Brock derived these two assumptions from the literature, primary from the works of Seymour and Miller (1982) and Suzanne Johnson (1989). Seymour and Miller in their book, Contemporary Approaches to Christian Education, describe 5 different approaches in understanding Christian education[i]. These approaches are listed below.

  • Religious instruction where the mainly activity is the transmission of the religious information done in the context of the classroom.
  • Faith Community is used to describe the creation of a community where a member can be nurtured to learn and develop his or her faith.
  • Spiritual development is the various modalities that can be used so that a person can grow in maturity in Christ.
  • Liberation is the process in which the person and the congregation are allowed the freedom to become who they are to be in Christ.
  • Interpretation is the process where the members’ perspectives (their life stories) are connected to the Christian perspective (the Christian Story).

Johnson, in her book, Christian Formation in the Church and Classroom, found that these approaches to be inadequate[ii]. She found spiritual development too dependent on psychology, liberation too influenced by feminism and that faith community as Christian education should not be the end but is a means to an end. That end goal is spiritual formation. According to Johnson, spiritual formation is the dynamic lifelong process of becoming and being Christian. Her approach to spiritual formation is to merge the Christian story narrative into the context of a Christian community. The community delivers three “deliberate activities” of worship, praxis and instruction. It is in this mixture, she contents, that spiritual formation takes place, not educational programs.

It is a discussion of these three ‘deliberate activities’ that form the bulk of Block’s paper. A congregation that can have these activities should have certain characteristics. These are (1) the right type of congregational climate, (2) an ordering of time in their annual calendar and (3) a certain dynamic in their worship.

Drawing on the research of the Search Institute, a congregation should have an ecology conducive to spiritual formation. Characteristics of this ecology are:

  • Warm ecology
  • Nurturing ecology
  • Thinking ecology
  • Intergenerational ecology
  • Hospitable ecology
  • Assimilation ecology

In the ordering of time, Brock has in mind the reintroduction of the Church Year of festivals, celebrations and significant church events that reminds members of God’s work in their lives and their church.

Worship should be a significant event and be the “work of the people.”  The liturgical and instructions should be significant contributors to spiritual formation as is the sacraments (communion, baptism).

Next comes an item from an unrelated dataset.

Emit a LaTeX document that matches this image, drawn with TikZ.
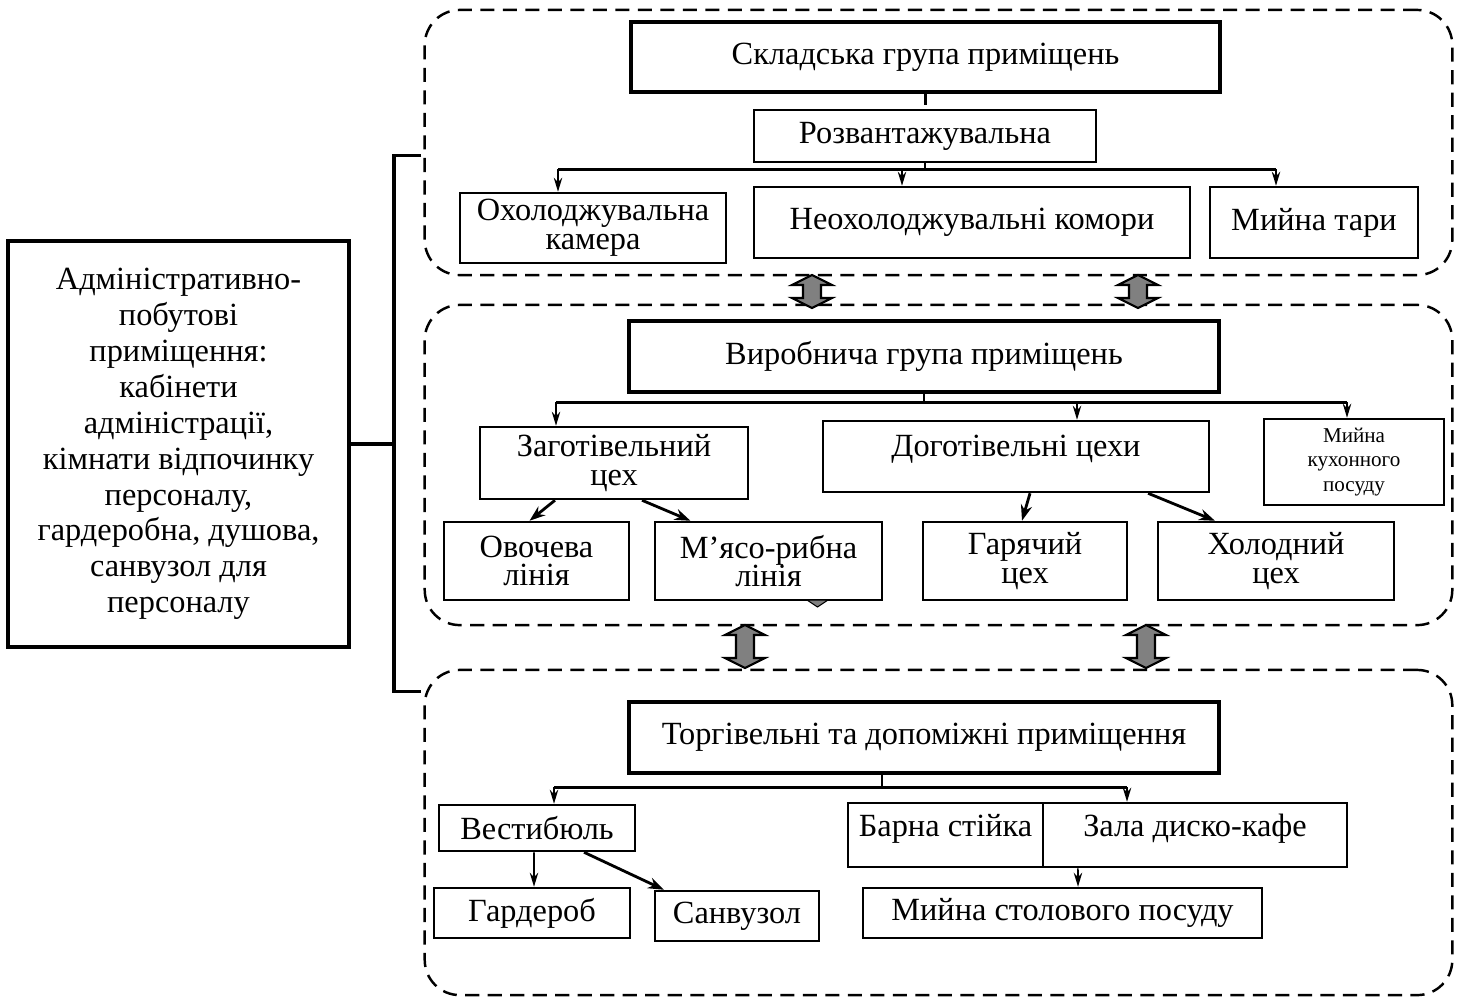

Brock has integrated Johnson’s thinking into his Baptist background. Recognizing that “traditional Baptist churches’ practice religious instructions as their main mode of Christian education, Brock suggested that more emphasis should be place on the shared life of the congregation as an “implicit curriculum”. Hence the emphasis on ecology, Church Year and worship. He has developed a short questionnaire to assess the level of these “deliberate activities’ in the congregational life.

This is a good paper, strengthening Johnson’s argument for “deliberate activities” in the shared life congregation of her model. However, Brock did not give his own definition of spiritual formation and Christian education in his paper. As a result the reader is often lost in his discussion because he seems to be using other people’s definitions. It is not clear which section is about Christian education and which is about spiritual formation.

               

                                                                                                                                     Soli Deo Gloria

 

| posted 4 April 2006 |


 

[i] Jack L., Seymour, “Approaches to Christian Education,” in Contemporary Approaches to Christian Education, Ed. By Jack L. Seymour and Donald E. Miller (Nashville: Abington Press, 1982)

[ii] Susanne Johnson, Christian Spiritual Formation in the Church and Classroom (Nashville: Abingdon Press, 1989).